I like Stories About Tragic Rich People, Don’t You? :)

Hello! I answered this question on the Pulse It boards but thought I would re-post here too.

One question that a lot of you guys want to know is: why write about super-rich people?

Well, I have to blame the escapist entertainment of my youth. I have always loved stories about mega-rich, mega-tragic people, like Dynasty, Dallas and Falcon Crest, and when I was a kid, I sneakily read all of my mom’s Jackie Collins and Judith Krantz books. Those books were all about people whose problems were on a larger scale in every way – diamonds, jets, furs, cheating boyfriends of aristocratic heritage. I loved them. The world they showed was so different from the world I lived in.

But also: Not TOO different.

When I was growing up in Manila, my mother’s family lived in a four-mansion estate, walled in and guarded by sentries, and I was brought up on stories of fortunes lost and won, married into and out of, and the strict rules of being in “society”. (An ordinary conversation around the table would be like, “Oh, Lola, she could have married the heir to the [BIGGEST ELECTRIC COMPANY IN THE COUNTRY], he was so in love with her, but she didn’t, and now look what happened.”) It was like a 19th century novel—you know, she could have married Mr. Darcy! My grandfather was from a very wealthy, landed Chinese family, who disowned him for marrying my grandmother, who was Filipino-Spanish. (My grandmother’s family wasn’t too shabby either—she was a debutante and from a prominent Spanish line. But you know, she wasn’t Chinese, which didn’t sit well with my grandfather’s fam.) On my dad’s side, there were vast provincial holdings, real-estate and ties to the Marcos clan, (my grandmother was one of Imelda Marcos’s Blue Ladies – a “lady in waiting”).

When I was little my parents would have our clothes custom-made for three months of travel to Europe. My dad had a tailor in Hong Kong and all his suits made there. Vacations were on private beaches, sometimes private islands (flown there by friend’s private jets). It was this lush, kind of feudal life and it all ended when my dad’s investment bank went under and we had to move to America and become humble immigrants.

But I still remembered what it was like: the chauffeurs, the servants, the entitlement. My parent’s glamorous, crazy parties. My mom teaching me how to put together a dinner menu with our chef. The thought that I would have to learn to cook never crossed either of our minds! All good famiies had personal chefs. What I needed to learn was how to plan dinner menus!

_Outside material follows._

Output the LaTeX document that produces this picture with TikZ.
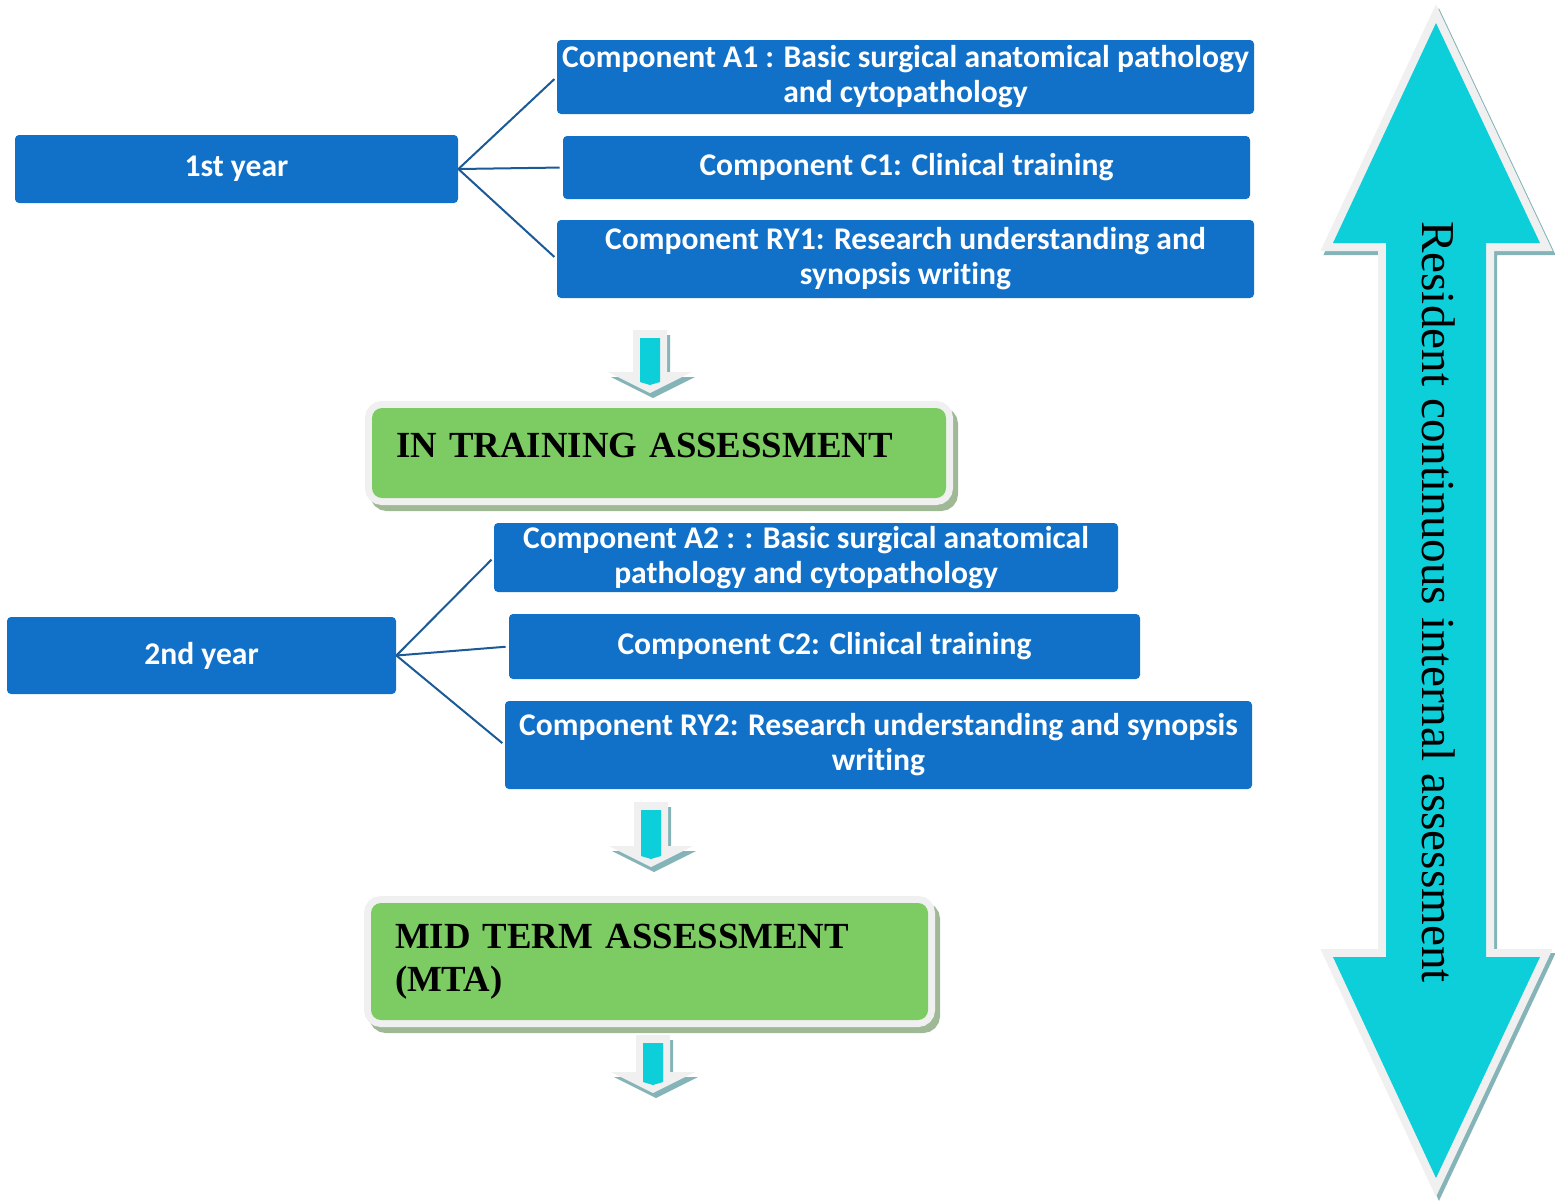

So in a way, my childhood had become, for me, as fantastical as the stories in Judith Krantz’s novels. Because it was gone in a poof. And now we were living in America, working at the mall, and all that ordinary stuff. (I had never seen my mother wash dishes until we moved here.)

My stories are my escape, and also a remembrance of what my life was like, a way to reconnect with my childhood.